Virgin Trains East Coast said an overhaul of its pricing strategy means there will be 10,000 more discounted advanced fares available every week.

Transport Secretary Chris Grayling said: "We are delivering the biggest rail modernisation programme for more than a century, providing more seats and services.

"We have always fairly balanced the cost of this investment between the taxpayer and the passenger."

Labour analysis of ticket costs found that the average commuter is handing over £594 more for a season ticket than when the Conservatives came to power.

The party looked at prices on nearly 200 routes and found that some commuters are paying over £2,000 more to travel to work than in 2010.

It found the highest increase was a season ticket on Virgin Trains between Birmingham and London Euston, which will cost passengers £2,172 more in 2017 than 2010.

An annual ticket between Tame Bridge Parkway, near Walsall, and Nuneaton will be 43% higher, according to Labour.

Commuters travelling from Brighton to London, who have endured chaotic services on the Southern Rail operated route, will be paying nearly £980 more than in 2010, its research found.

Shadow Transport Secretary Andy McDonald said: "Passengers have faced truly staggering fare rises of over £2,000 since 2010. In some cases, commuters are paying 43% as a direct consequence of decisions made by ministers.

"Fares have risen more than three times faster than wages and passengers on some routes have also been hit by 'stealth fare rises' of up to 162%.

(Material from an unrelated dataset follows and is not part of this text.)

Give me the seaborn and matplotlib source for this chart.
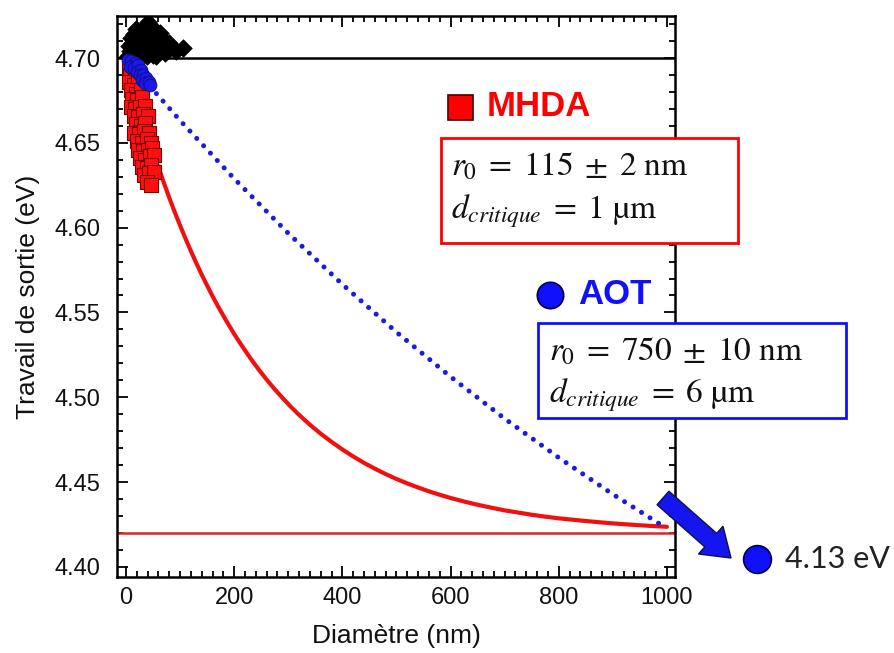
import matplotlib
matplotlib.use("Agg")
import matplotlib.pyplot as plt
from matplotlib.patches import Rectangle, FancyArrow
from matplotlib.lines import Line2D
from matplotlib.ticker import MultipleLocator
import matplotlib.font_manager as fm
import seaborn as sns

# ---------------- data ----------------
black_x = [3, 8, 14, 20, 26, 32, 38, 44, 50, 56, 5, 11, 17, 23, 29, 35, 41, 47, 53, 60,
           9, 15, 21, 27, 33, 39, 45, 51, 18, 26, 34, 41, 46, 66, 73, 80, 92, 105, 62, 55]
black_y = [4.701, 4.704, 4.702, 4.701, 4.703, 4.702, 4.701, 4.703, 4.702, 4.701,
           4.707, 4.709, 4.706, 4.708, 4.707, 4.709, 4.706, 4.708, 4.707, 4.705,
           4.712, 4.714, 4.711, 4.713, 4.712, 4.714, 4.711, 4.713,
           4.717, 4.716, 4.718, 4.721, 4.717, 4.711, 4.703, 4.709, 4.704, 4.706, 4.715, 4.716]

red_x = [5, 12, 20, 8, 16, 25, 6, 14, 22, 10, 18, 28, 12, 21, 30, 9, 17, 26, 35, 14,
         23, 32, 40, 18, 27, 36, 15, 24, 33, 42, 20, 29, 38, 47, 22, 31, 40, 49, 26, 35,
         44, 52, 29, 38, 47, 33, 42, 51, 38, 46]
red_y = [4.695, 4.694, 4.693, 4.690, 4.689, 4.690, 4.686, 4.684, 4.685, 4.681, 4.679, 4.681,
         4.676, 4.675, 4.677, 4.671, 4.670, 4.671, 4.672, 4.666, 4.665, 4.667, 4.666, 4.661,
         4.660, 4.662, 4.656, 4.655, 4.657, 4.656, 4.651, 4.650, 4.652, 4.650, 4.646, 4.645,
         4.646, 4.647, 4.641, 4.640, 4.642, 4.643, 4.636, 4.635, 4.637, 4.631, 4.632, 4.633,
         4.627, 4.625]

blue_x = [4, 10, 16, 8, 14, 22, 20, 27, 25, 32, 30, 37, 36, 42, 45]
blue_y = [4.699, 4.698, 4.697, 4.695, 4.694, 4.696, 4.692, 4.693, 4.690, 4.690, 4.687,
          4.688, 4.685, 4.686, 4.684]

mhda_fit_x = [59, 70, 80, 90, 100, 110, 120, 130, 140, 150, 160, 170, 185, 200, 215, 230,
              245, 260, 275, 290, 305, 320, 340, 360, 380, 400, 420, 440, 460, 480, 500,
              520, 540, 560, 580, 600, 625, 650, 675, 700, 725, 750, 775, 800, 850, 900,
              950, 1000]
mhda_fit_y = [4.6366, 4.6265, 4.6177, 4.6093, 4.6013, 4.5936, 4.5862, 4.5791, 4.5723,
              4.5659, 4.5596, 4.5537, 4.5453, 4.5373, 4.5300, 4.5230, 4.5165, 4.5104,
              4.5047, 4.4994, 4.4943, 4.4896, 4.4838, 4.4785, 4.4737, 4.4692, 4.4651,
              4.4613, 4.4579, 4.4547, 4.4518, 4.4492, 4.4468, 4.4445, 4.4425, 4.4406,
              4.4385, 4.4366, 4.4349, 4.4333, 4.4320, 4.4307, 4.4296, 4.4286, 4.4270,
              4.4256, 4.4245, 4.4236]

aot_fit_x = [44, 100, 200, 300, 400, 500, 600, 700, 800, 900, 1000]
aot_fit_y = [4.6835, 4.6632, 4.6289, 4.5967, 4.5666, 4.5384, 4.5121, 4.4874, 4.4644,
             4.4428, 4.4226]

ref_black = 4.70
ref_red = 4.42

x_ticks = [0, 200, 400, 600, 800, 1000]
y_ticks = [4.40, 4.45, 4.50, 4.55, 4.60, 4.65, 4.70]

# ---------------- style ----------------
sns.set_style("ticks")
avail = {f.name for f in fm.fontManager.ttflist}
sans = "Liberation Sans Narrow" if "Liberation Sans Narrow" in avail else "Liberation Sans"
plt.rcParams["font.family"] = [sans, "DejaVu Sans"]
plt.rcParams["mathtext.fontset"] = "stix"
plt.rcParams["text.color"] = "#111111"
plt.rcParams["axes.labelcolor"] = "#111111"

W, H = 894, 653
fig = plt.figure(figsize=(W / 100, H / 100), dpi=100)
fig.patch.set_facecolor("white")
L, R, T, B = 117, 675, 16, 577
ax = fig.add_axes([L / W, 1 - B / H, (R - L) / W, (B - T) / H])

ax.axhline(ref_black, color="black", lw=1.8, zorder=1)
ax.axhline(ref_red, color="#d42a2a", lw=1.8, zorder=1)

sns.lineplot(x=mhda_fit_x, y=mhda_fit_y, ax=ax, color="#f01010", lw=3.0, zorder=2,
             solid_joinstyle="round")
sns.lineplot(x=aot_fit_x, y=aot_fit_y, ax=ax, color="#1a1ae0", lw=3.6,
             linestyle=(0, (0.01, 2.0)), dash_capstyle="round", zorder=2)

sns.scatterplot(x=black_x, y=black_y, ax=ax, marker="D", s=80, color="black",
                edgecolor="black", linewidth=0.5, zorder=3)
sns.scatterplot(x=red_x, y=red_y, ax=ax, marker="s", s=105, color="#ff1010",
                edgecolor="#7a0000", linewidth=0.8, zorder=4)
sns.scatterplot(x=blue_x, y=blue_y, ax=ax, marker="o", s=85, color="#1818f0",
                edgecolor="#101070", linewidth=0.6, zorder=5)

ax.set_xlim(-16.6, 1015)
ax.set_ylim(4.394, 4.7248)
ax.set_xticks(x_ticks)
ax.set_yticks(y_ticks)
ax.set_yticklabels([f"{v:.2f}" for v in y_ticks])
ax.xaxis.set_minor_locator(MultipleLocator(20))
ax.yaxis.set_minor_locator(MultipleLocator(0.01))
ax.tick_params(which="both", direction="in", top=True, right=True, width=1.3,
               labelsize=17, colors="black", labelcolor="#111111")
ax.tick_params(axis="y", pad=12)
ax.tick_params(axis="x", pad=7)
ax.tick_params(which="major", length=8)
ax.tick_params(which="minor", length=4)
for s in ax.spines.values():
    s.set_linewidth(1.8)
    s.set_color("black")
ax.set_xlabel("Diamètre (nm)", fontsize=19, labelpad=11)
ax.set_ylabel("Travail de sortie (eV)", fontsize=19, labelpad=10)


def fx(px):
    return px / W


def fy(py):
    return 1 - py / H


# MHDA legend + box
fig.add_artist(Line2D([fx(460)], [fy(107)], marker="s", markersize=18, mfc="#ff0000",
                      mec="#400000", mew=1.2, transform=fig.transFigure, zorder=10))
fig.text(fx(487), fy(107), "MHDA", color="#ff0000", fontsize=25, fontweight="bold",
         family="Liberation Sans", va="center", ha="left", zorder=10)
fig.add_artist(Rectangle((fx(441), fy(243)), fx(738) - fx(441), fy(138) - fy(243),
                         transform=fig.transFigure, facecolor="white", edgecolor="#ff0000",
                         lw=2, zorder=8))
fig.text(fx(451), fy(167), r"$r_0 \;=\; 115 \;\pm\; 2\ \mathrm{nm}$", fontsize=24,
         va="center", ha="left", zorder=10, color="#111111")
fig.text(fx(451), fy(211), r"$d_{critique} \;=\; 1\ \mathrm{µm}$", fontsize=24,
         va="center", ha="left", zorder=10, color="#111111")

# AOT legend + box
fig.add_artist(Line2D([fx(550)], [fy(295)], marker="o", markersize=19, mfc="#1010ff",
                      mec="#000040", mew=1.2, transform=fig.transFigure, zorder=10))
fig.text(fx(578), fy(295), "AOT", color="#1010ff", fontsize=25, fontweight="bold",
         family="Liberation Sans", va="center", ha="left", zorder=10)
fig.add_artist(Rectangle((fx(538), fy(418)), fx(846) - fx(538), fy(323) - fy(418),
                         transform=fig.transFigure, facecolor="white", edgecolor="#1010ff",
                         lw=2, zorder=8))
fig.text(fx(549), fy(352), r"$r_0 \;=\; 750 \;\pm\; 10\ \mathrm{nm}$", fontsize=24,
         va="center", ha="left", zorder=10, color="#111111")
fig.text(fx(549), fy(395), r"$d_{critique} \;=\; 6\ \mathrm{µm}$", fontsize=24,
         va="center", ha="left", zorder=10, color="#111111")

# arrow to 4.13 eV point
fig.add_artist(FancyArrow(6.63, (H - 498) / 100, 0.68, -0.60, width=0.18, head_width=0.37,
                          head_length=0.27, length_includes_head=True,
                          transform=fig.dpi_scale_trans, facecolor="#1515f0",
                          edgecolor="#10104a", lw=1.0, zorder=11))
fig.add_artist(Line2D([fx(757)], [fy(559)], marker="o", markersize=20, mfc="#1010ff",
                      mec="#000040", mew=1.2, transform=fig.transFigure, zorder=10))
fig.text(fx(785), fy(559), "4.13 eV", fontsize=22, family=["Lato", "DejaVu Sans"],
         va="center", ha="left", color="#222222", zorder=10)

fig.savefig("out.png", dpi=100, facecolor="white")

"Passengers were always told that higher fares were necessary to fund investment, but vital projects have been delayed by years and essential maintenance works have been put on hold.

"The truth is that our heavily fragmented railways mean that it takes years longer and costs much more than it should to deliver basic improvements.

"The railways need reforms that could be implemented if public ownership was extended to passenger services, but ministers are persisting with a failed model for purely ideological reasons."

Anthony Smith, chief executive of independent watchdog Transport Focus, said: "Passengers will be disappointed that fares will rise by 2.3% - higher than the last two years.

"In return passengers will now want to see the industry's investment deliver a more reliable day-to-day railway.

"Many commuters, in London and the South East in particular, have suffered poor performance and will feel anger at paying more and getting less.

"A fares freeze for Southern passengers would help to start rebuild trust following the months of misery they have experienced."